Who is This Man?

Who is This Man? (Z0ndervan, 2012)

Pastor John Ortberg begins Who is This Man? The Unpredictable Impact of the Inescapable Jesus by stating that Jesus’s life and teaching simply drew people to follow Him.  Jesus entered the world with no dignity and died with even less dignity, yet something about Jesus keeps prodding people to do what they would rather not.  Jesus’s ministry was deeply concerned with the worth of a human being.  Jesus felt pain when anyone was undervalued.  We find ourselves when we affirm that our highest calling is “coming to know and do the will of God in whose image we are created.”

Jesus taught to change lives.  As Pastor Ortberg notes, we need to become cruciform- reshaped by the Cross.  For Jesus the categories are holy and sinful, which puts all of us on the same side.  We all are sinful and in need of Christ’s love.  In the first few centuries following Jesus’s death and resurrection, the early church flourished in the midst of persecution.  Early Christians understood that there is a kingdom not of this world, that there is a love stronger than hate.  The condition of our hearts is what matters.  Our hearts must be bathed and pervaded by divine love.
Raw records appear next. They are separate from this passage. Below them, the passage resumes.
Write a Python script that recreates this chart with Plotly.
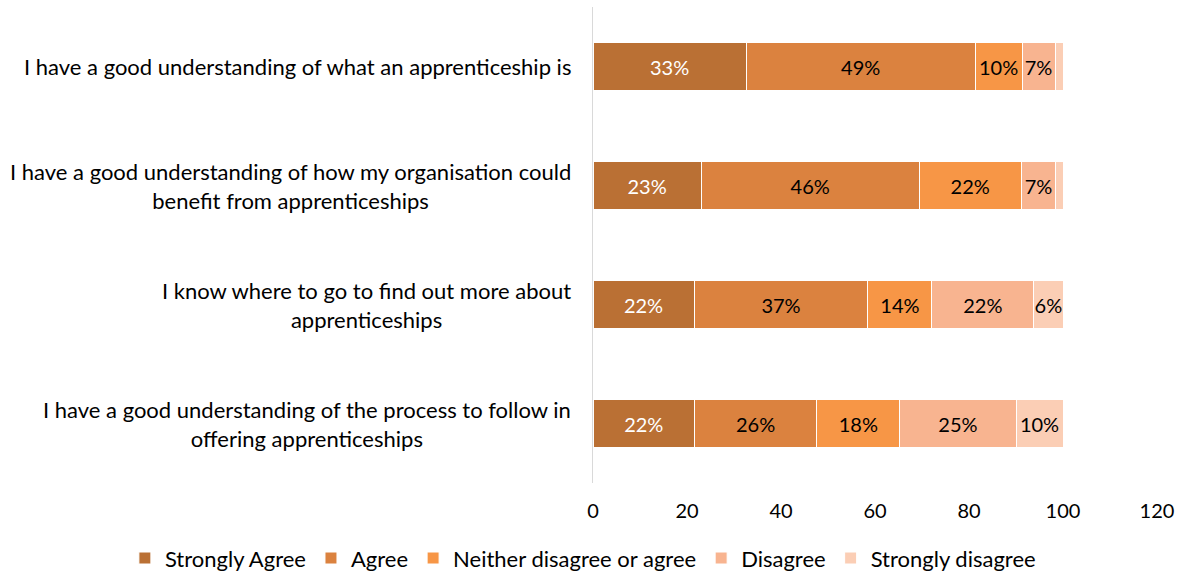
import plotly.graph_objects as go

# Survey statements (top to bottom)
statements = [
    "I have a good understanding of what an apprenticeship is",
    "I have a good understanding of how my organisation could<br>benefit from apprenticeships",
    "I know where to go to find out more about<br>apprenticeships",
    "I have a good understanding of the process to follow in<br>offering apprenticeships",
]

# Share of respondents (%) per response option, one value per statement
strongly_agree = [32.6, 23.0, 21.5, 21.6]
agree = [48.7, 46.4, 37.0, 26.0]
neither = [10.0, 21.7, 13.6, 17.7]
disagree = [7.0, 7.4, 21.7, 24.7]
strongly_disagree = [1.7, 1.5, 6.2, 10.0]

series = [
    ("Strongly Agree", strongly_agree, "#BA7034", "white"),
    ("Agree", agree, "#DB823F", "black"),
    ("Neither disagree or agree", neither, "#F79646", "black"),
    ("Disagree", disagree, "#F8B490", "black"),
    ("Strongly disagree", strongly_disagree, "#FBCEB5", "black"),
]

FONT = "Lato"
TEXT_SIZE = 22
NUM_SIZE = 20

fig = go.Figure()
for name, vals, color, txtcol in series:
    labels = [f"{round(v)}%" if v >= 5 else "" for v in vals]
    fig.add_trace(go.Bar(
        y=statements, x=vals, name=name, orientation="h",
        marker=dict(color=color, line=dict(color="white", width=1)),
        text=labels, textposition="inside", insidetextanchor="middle",
        textangle=0,
        textfont=dict(family=FONT, size=NUM_SIZE, color=txtcol),
        width=0.4,
    ))

# Statement labels, centred lines, placed left of the plot area
for s in statements:
    fig.add_annotation(
        x=0, xref="paper", y=s, yref="y", xanchor="right", yanchor="middle",
        xshift=-20, text=s, showarrow=False, align="center",
        font=dict(family=FONT, size=TEXT_SIZE, color="black"),
    )

fig.update_layout(
    barmode="stack",
    width=1177, height=572,
    margin=dict(l=593, r=20, t=7, b=89, autoexpand=False),
    paper_bgcolor="white", plot_bgcolor="white",
    font=dict(family=FONT, size=NUM_SIZE, color="black"),
    uniformtext=dict(minsize=NUM_SIZE, mode="show"),
    bargap=0.6,
    legend=dict(
        orientation="h", x=-0.83, xref="paper", xanchor="left",
        y=-0.158, yref="paper", yanchor="middle",
        font=dict(family=FONT, size=TEXT_SIZE, color="black"),
        itemwidth=30, traceorder="normal",
    ),
    showlegend=True,
)
fig.update_xaxes(
    range=[0, 120], dtick=20, showgrid=False, zeroline=False,
    showline=False, ticks="", tickfont=dict(family=FONT, size=NUM_SIZE),
    ticklabelstandoff=14, fixedrange=True,
)
fig.update_yaxes(
    autorange="reversed", showticklabels=False, showgrid=False,
    showline=True, linecolor="#D9D9D9", linewidth=1, ticks="",
    zeroline=False,
)

fig.write_html("out.html")
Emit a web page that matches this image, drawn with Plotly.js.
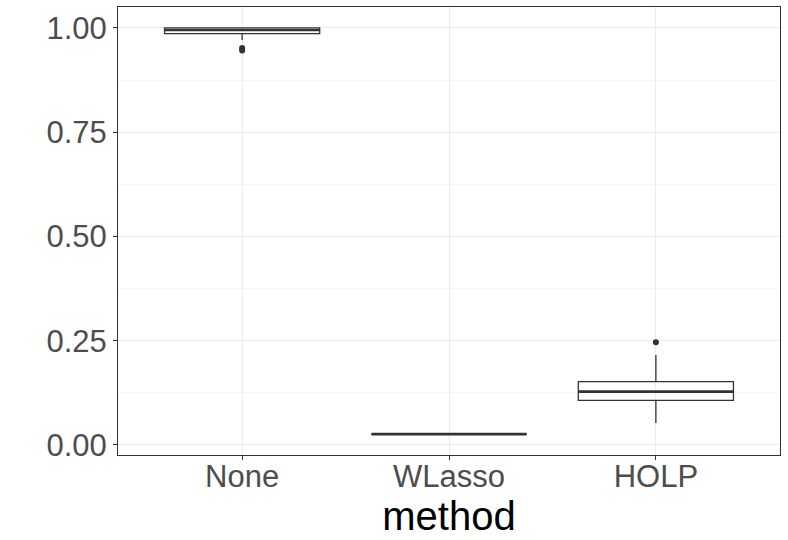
<!DOCTYPE html>
<html><head><meta charset="utf-8">
<script src="https://cdn.plot.ly/plotly-3.0.1.min.js"></script>
<style>body{margin:0;padding:0;background:#fff}#chart{width:788px;height:540px}</style>
</head><body><div id="chart"></div>
<script>
const categories = ["None", "WLasso", "HOLP"];
const q1 = [0.986, 0.026, 0.107];
const medians = [0.995, 0.026, 0.128];
const q3 = [1.0, 0.026, 0.152];
const lowerWhisker = [0.971, 0.026, 0.053];
const upperWhisker = [1.0, 0.026, 0.216];
const outlierCats = ["None", "None", "HOLP"];
const outlierVals = [0.952, 0.946, 0.246];
const yTicks = [0, 0.25, 0.5, 0.75, 1.0];
const yTickLabels = ["0.00", "0.25", "0.50", "0.75", "1.00"];

const FONT = "Liberation Sans, Arial, sans-serif";
const traces = [{
  type: "box",
  x: categories,
  q1: q1, median: medians, q3: q3,
  lowerfence: lowerWhisker, upperfence: upperWhisker,
  fillcolor: "rgba(255,255,255,0)",
  line: {color: "#333333", width: 1.3},
  whiskerwidth: 0,
  width: 0.75,
  boxpoints: false,
  hoverinfo: "skip",
  showlegend: false
}, {
  // thick median line overlay
  type: "box",
  x: categories,
  q1: medians, median: medians, q3: medians,
  lowerfence: medians, upperfence: medians,
  fillcolor: "rgba(255,255,255,0)",
  line: {color: "#333333", width: 2.6},
  whiskerwidth: 0,
  width: 0.75,
  boxpoints: false,
  hoverinfo: "skip",
  showlegend: false
}, {
  type: "scatter", mode: "markers",
  x: outlierCats, y: outlierVals,
  marker: {color: "#333333", size: 6},
  showlegend: false
}];

const layout = {
  width: 788, height: 540,
  margin: {l: 118, r: 8, t: 7, b: 85},
  paper_bgcolor: "#fff", plot_bgcolor: "#fff",
  showlegend: false,
  boxmode: "overlay",
  xaxis: {
    type: "category", categoryarray: categories, categoryorder: "array",
    range: [-0.6, 2.6],
    showgrid: true, gridcolor: "#ebebeb", gridwidth: 1,
    ticks: "outside", ticklen: 4, tickcolor: "#333333",
    ticklabelstandoff: -10,
    tickfont: {family: FONT, size: 31, color: "#4d4d4d"},
    showline: true, linecolor: "#333333", linewidth: 1, mirror: true,
    zeroline: false,
    title: {text: "method", font: {family: FONT, size: 40, color: "#000"}, standoff: 2}
  },
  yaxis: {
    range: [-0.024, 1.050],
    tickvals: yTicks, ticktext: yTickLabels,
    showgrid: true, gridcolor: "#ebebeb", gridwidth: 1,
    minor: {dtick: 0.125, tick0: 0.125, showgrid: true, gridcolor: "#f3f3f3", gridwidth: 0.7},
    ticks: "outside", ticklen: 4, tickcolor: "#333333",
    tickfont: {family: FONT, size: 31, color: "#4d4d4d"},
    showline: true, linecolor: "#333333", linewidth: 1, mirror: true,
    zeroline: false
  }
};
Plotly.newPlot("chart", traces, layout, {displayModeBar: false, staticPlot: true});
</script></body></html>
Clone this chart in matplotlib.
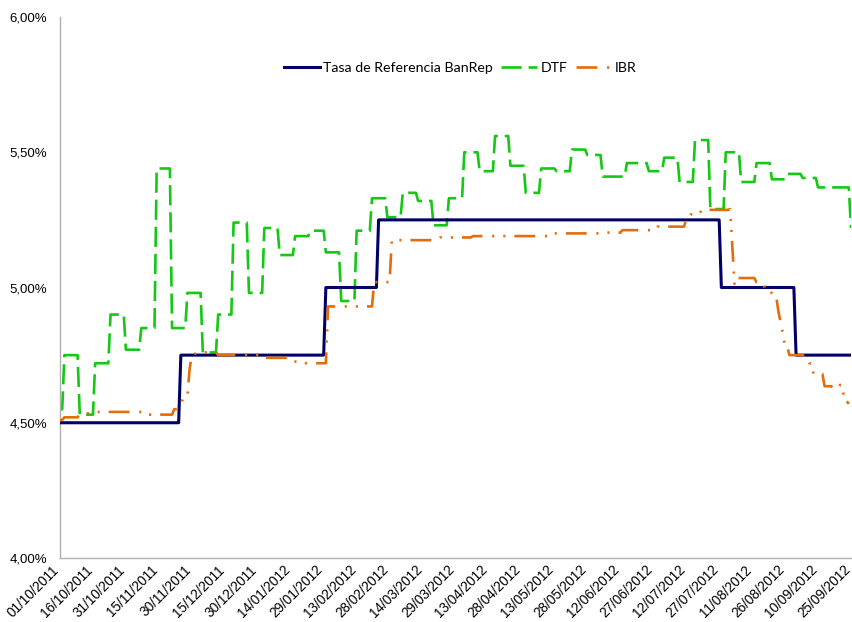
import numpy as np
import pandas as pd
import matplotlib
matplotlib.use("Agg")
import matplotlib.pyplot as plt
import matplotlib.dates as mdates
import matplotlib.transforms as mtransforms
from matplotlib.ticker import FuncFormatter

plt.rcParams['font.family'] = ['Liberation Sans', 'DejaVu Sans']
plt.rcParams['lines.scale_dashes'] = False

start = '2011-10-01'
end = '2012-09-25'

# Tasa de referencia del Banco de la Republica (% EA), fechas de cambio
banrep_dates = ['2011-10-01', '2011-11-25', '2012-01-30', '2012-02-23',
                '2012-07-28', '2012-08-31']
banrep_vals = [4.50, 4.75, 5.00, 5.25, 5.00, 4.75]

# DTF semanal, fechas de cambio
dtf_dates = ['2011-10-01', '2011-10-03', '2011-10-10', '2011-10-17', '2011-10-24',
             '2011-10-31', '2011-11-07', '2011-11-14', '2011-11-21', '2011-11-28',
             '2011-12-05', '2011-12-12', '2011-12-19', '2011-12-26', '2012-01-02',
             '2012-01-09', '2012-01-16', '2012-01-23', '2012-01-30', '2012-02-06',
             '2012-02-13', '2012-02-20', '2012-02-27', '2012-03-05', '2012-03-12',
             '2012-03-19', '2012-03-26', '2012-04-02', '2012-04-09', '2012-04-16',
             '2012-04-23', '2012-04-30', '2012-05-07', '2012-05-14', '2012-05-21',
             '2012-05-28', '2012-06-04', '2012-06-15', '2012-06-25', '2012-07-02',
             '2012-07-09', '2012-07-16', '2012-07-23', '2012-07-30', '2012-08-06',
             '2012-08-13', '2012-08-20', '2012-08-27', '2012-09-03', '2012-09-10',
             '2012-09-17', '2012-09-25']
dtf_vals = [4.55, 4.75, 4.53, 4.72, 4.90,
            4.77, 4.85, 5.44, 4.85, 4.98,
            4.76, 4.90, 5.24, 4.98, 5.22,
            5.12, 5.19, 5.21, 5.13, 4.95,
            5.21, 5.33, 5.26, 5.35, 5.32,
            5.23, 5.33, 5.50, 5.43, 5.56,
            5.45, 5.35, 5.44, 5.43, 5.51,
            5.49, 5.41, 5.46, 5.43, 5.48,
            5.39, 5.545, 5.29, 5.50, 5.39,
            5.46, 5.40, 5.42, 5.405, 5.37,
            5.37, 5.22]

# IBR, fechas de cambio
ibr_dates = ['2011-10-01', '2011-10-03', '2011-10-10', '2011-10-17', '2011-11-10',
             '2011-11-22', '2011-11-24', '2011-11-26', '2011-11-28', '2011-11-29',
             '2011-11-30', '2011-12-02', '2011-12-12', '2012-01-02', '2012-01-14',
             '2012-01-21', '2012-01-30', '2012-01-31', '2012-02-21', '2012-02-28',
             '2012-02-29', '2012-03-22', '2012-04-06', '2012-05-13', '2012-06-06',
             '2012-06-13', '2012-06-29', '2012-07-12', '2012-07-14', '2012-07-19',
             '2012-08-01', '2012-08-02', '2012-08-03', '2012-08-04', '2012-08-13',
             '2012-08-17', '2012-08-19', '2012-08-21', '2012-08-23', '2012-08-24',
             '2012-08-25', '2012-08-26', '2012-08-28', '2012-09-04', '2012-09-06',
             '2012-09-08', '2012-09-13', '2012-09-17', '2012-09-20', '2012-09-22',
             '2012-09-24']
ibr_vals = [4.51, 4.52, 4.535, 4.54, 4.53,
            4.55, 4.57, 4.59, 4.60, 4.70,
            4.75, 4.76, 4.75, 4.74, 4.726,
            4.72, 4.72, 4.93, 5.02, 5.02,
            5.175, 5.185, 5.19, 5.20, 5.203,
            5.212, 5.225, 5.253, 5.27, 5.287,
            5.29, 5.15, 5.01, 5.035, 5.02,
            4.99, 4.98, 4.965, 4.91, 4.87,
            4.83, 4.78, 4.75, 4.745, 4.72,
            4.68, 4.635, 4.625, 4.64, 4.58,
            4.57]
ibr_end = '2012-09-24'

tick_dates = pd.date_range(start, end, freq='15D')
y_ticks = [4.0, 4.5, 5.0, 5.5, 6.0]


def daily(dates, vals, last):
    # mantiene cada valor hasta la siguiente fecha de cambio
    s = pd.Series(vals, index=pd.to_datetime(dates))
    days = pd.date_range(s.index[0], last, freq='D')
    return s.reindex(days).ffill()


banrep = daily(banrep_dates, banrep_vals, end)
dtf = daily(dtf_dates, dtf_vals, end)
ibr = daily(ibr_dates, ibr_vals, ibr_end)

fig = plt.figure(figsize=(8.53, 6.22), dpi=100)
ax = fig.add_axes([60 / 853, 1 - 558 / 622, 791 / 853, 541 / 622])

ax.plot(banrep.index, banrep.values, color='#000066', lw=2.2,
        label='Tasa de Referencia BanRep', zorder=3)
ax.plot(dtf.index, dtf.values, color='#14C814', lw=1.9,
        dashes=(14.5, 5.0), label='DTF', zorder=2)
ax.plot(ibr.index, ibr.values, color='#E46C0A', lw=1.9,
        dashes=(15, 7, 1.5, 6.5, 1.5, 6.5), label='IBR', zorder=4)

ax.set_xlim(pd.Timestamp(start), pd.Timestamp(end))
ax.set_ylim(4.0, 6.0)

ax.set_xticks(tick_dates)
ax.xaxis.set_major_formatter(mdates.DateFormatter('%d/%m/%Y'))
ax.set_yticks(y_ticks)
ax.yaxis.set_major_formatter(FuncFormatter(lambda v, p: f'{v:.2f}%'.replace('.', ',')))

ax.tick_params(axis='y', length=0, pad=9, labelsize=9.5)
ax.tick_params(axis='x', length=0, pad=7, labelsize=9.8)
# fechas giradas 45 grados, corridas un poco a la izquierda
shift = mtransforms.ScaledTranslation(-3 / 100, 0, fig.dpi_scale_trans)
for lbl in ax.get_xticklabels():
    lbl.set_rotation(45)
    lbl.set_ha('right')
    lbl.set_va('center')
    lbl.set_rotation_mode('anchor')
    lbl.set_transform(lbl.get_transform() + shift)

for side in ['top', 'right']:
    ax.spines[side].set_visible(False)
for side in ['left', 'bottom']:
    ax.spines[side].set_color('#B0B0B0')
    ax.spines[side].set_linewidth(1.0)

ax.legend(loc='center', bbox_to_anchor=(0.506, 0.906), ncol=3, frameon=False,
          handlelength=2.5, handletextpad=0.25, columnspacing=0.6,
          prop={'family': 'Lato', 'size': 10.2})

fig.savefig('out.png', dpi=100)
Through Jesus’s death and resurrection the Cross changed form being symbolic of an empire’s power to being symbolic of the suffering love of God, from expressing the ultimate threat to expressing ultimate hope.  On a Saturday, however, the disciples’ dream died and God seemed silent, just as our dream died following our ministry downsizing or vocation loss.  The author lists 3 ways we can choose to respond: despair, denial, or waiting- trusting in God even when He seems very far away.  Jesus will endure any suffering we go through in order to save us.  Pastor Ortberg concludes the book with an invitation:

“You have to go through tomorrow anyway.  Try it with Jesus.  Come and see.”